1 September 2003

For two days, reports were unclear. We all hoped against hope that Nadia Younes had somehow miraculously survived. It was first confirmed that our outstanding colleague and everyone's charismatic friend Sergio Vieira de Mello was killed. The Special Representative on leave from is post of High Commissioner for Human Rights had about one more month to go in Iraq before returning to Geneva. Very few knew that his equally outstanding Chief of Staff Nadia was also preparing to return to New York to take over as Assistant Secretary-General for General Assembly and Conference Services. The dynamic Brazilian and the irreverent Egyptian -- both unique international civil servants -- made a perfect team beaming with hope, energy and sense of humour. They also shared a work ethic, an unflinching commitment to the objectives of the United Nations. They were workers, not mere networkers. But somehow their performance networked for them. They were among the best that the U.N. system could produce.

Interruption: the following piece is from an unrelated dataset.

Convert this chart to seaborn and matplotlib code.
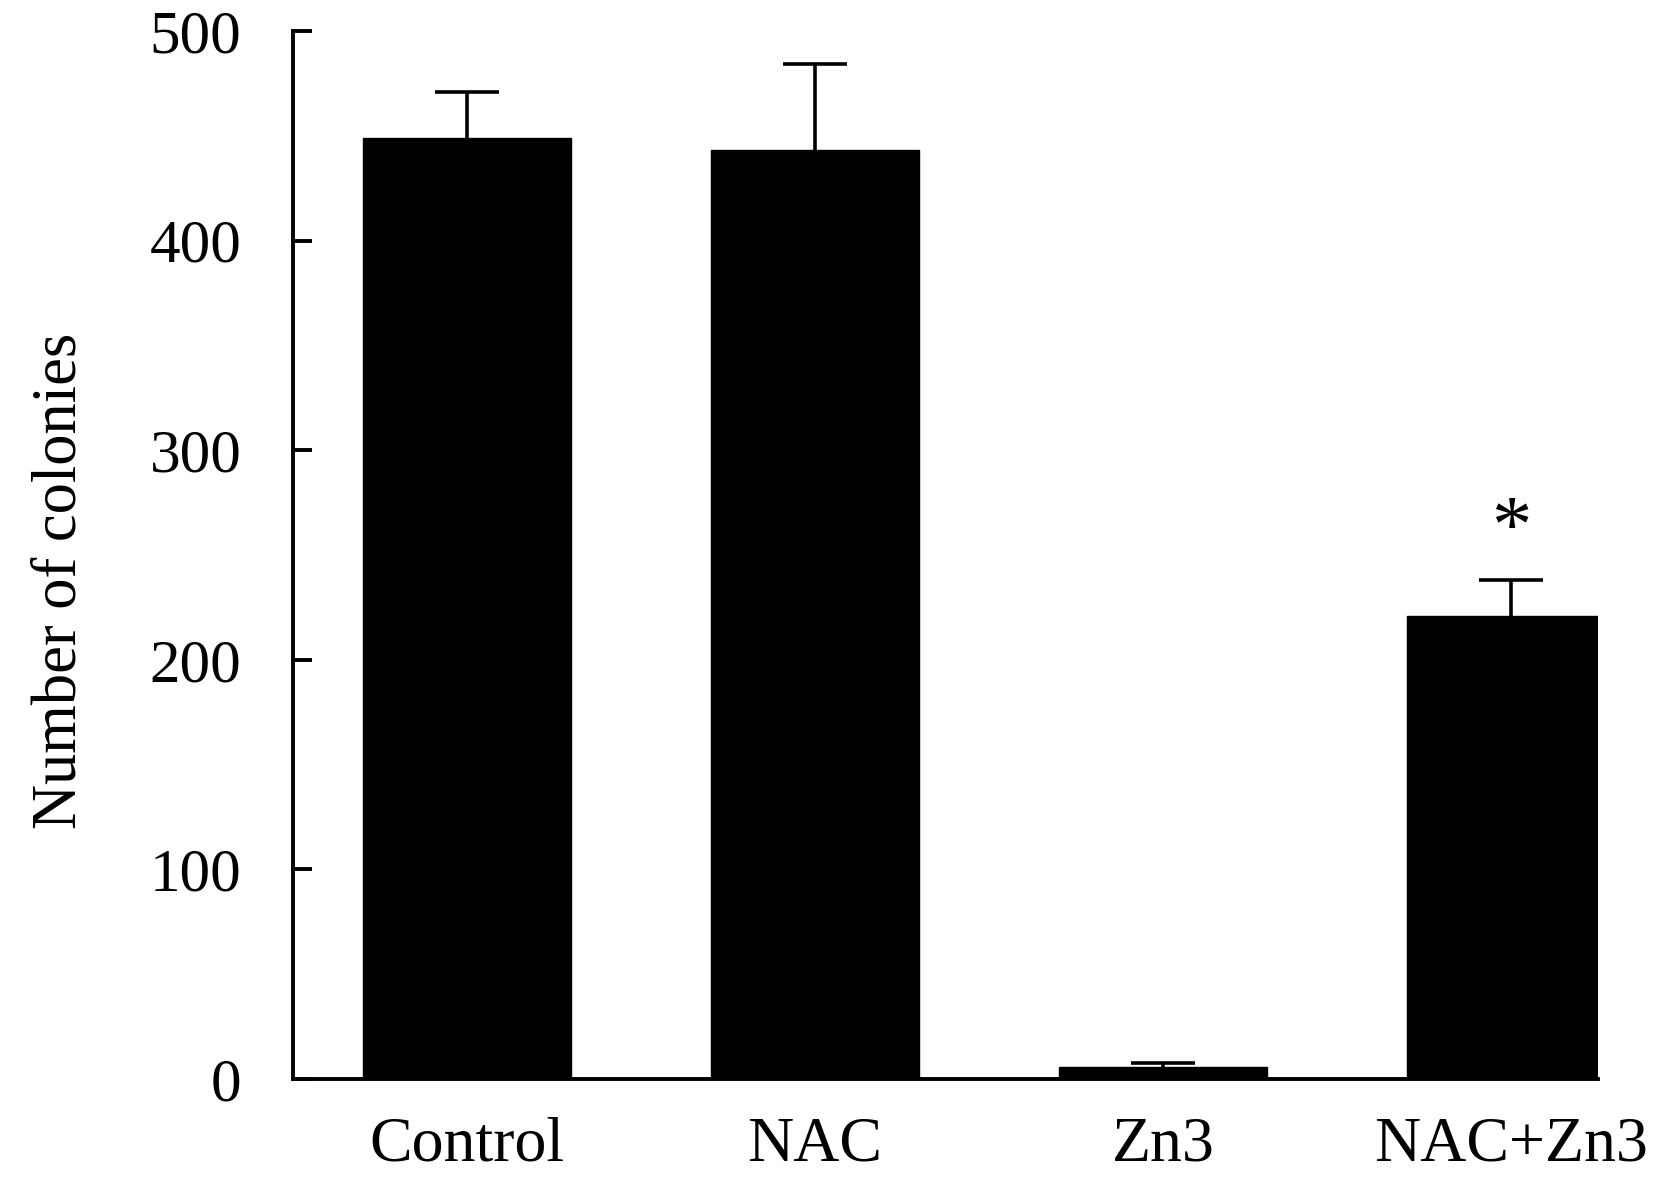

They started from different routes at about the same time. Sergio in the office of the High Commissioner for Refugees, and Nadia at U.N. Conference Services and Public Information in New York. Sergio served his first political post with U.N. Forces in South Lebanon where he made lifelong friends; then returned to HCR where he handled emergency refugee problems around the world. That prepared him for the post of Under-Secretary-General for Humanitarian Operations when his former HCR colleague Kofi Annan became Secretary-General. He then handled the U.N. takeover in Kosovo and the establishment of East Timor, returning to Geneva this time as High Commissioner for Human Rights. Nadia made her way up in communications and public information, getting a break as Deputy Spokesman to Secretary-General Javier Perez de Cuellar. Her adaptable human skills were reflected in a close cheerful and effective teamwork with Spokesman Francois Guiliani. She was a favourite confidante of that greatest of gentlemen -- Don Javier -- who selected her to travel with him on special missions. She accompanied him during that fateful trip in 1990 to persuade the Iraq dictator to get out of Kuwait in order to avert a looming war. After initial difficulties with his successor and her compatriot, Dr. Boutros-Ghali, Nadia overcame sensitive challenges, going to Rome as Director of the Information Centre (where staff adored her) and returned to New York in a more senior position as Director of Media in the Department of Public Information, then as Chief of Protocol. Distraught by death in the family, she almost gave up her international career except that she received an offer she couldn't refuse. The Director General of the World Health Organization, former Norwegian Prime Minister Brundtland offered her the post of Assistant Director General. She went to Geneva, then joined Sergio in Baghdad.

Tragedy has more than one face. For the U.N. the tragedy is to lose such special people at its time of perceived decline. For Iraq, it is a loss of those who believed in the potential of one of the oldest societies in the world and in the need to help the Iraqi people to reclaim their identity and achieve their independence. The grief of their families is inconsolable.

For us, their friends and colleagues who worked with them at times of hardships, pain and hope:

Obrigado Sergio.

Shukren Habibti Nadia.

For the affectionate human bond you offered us. For your care when we needed it and for your readily shining smile. You will always be in our memory, always in our thoughts. May your souls rest in peace. We miss you already.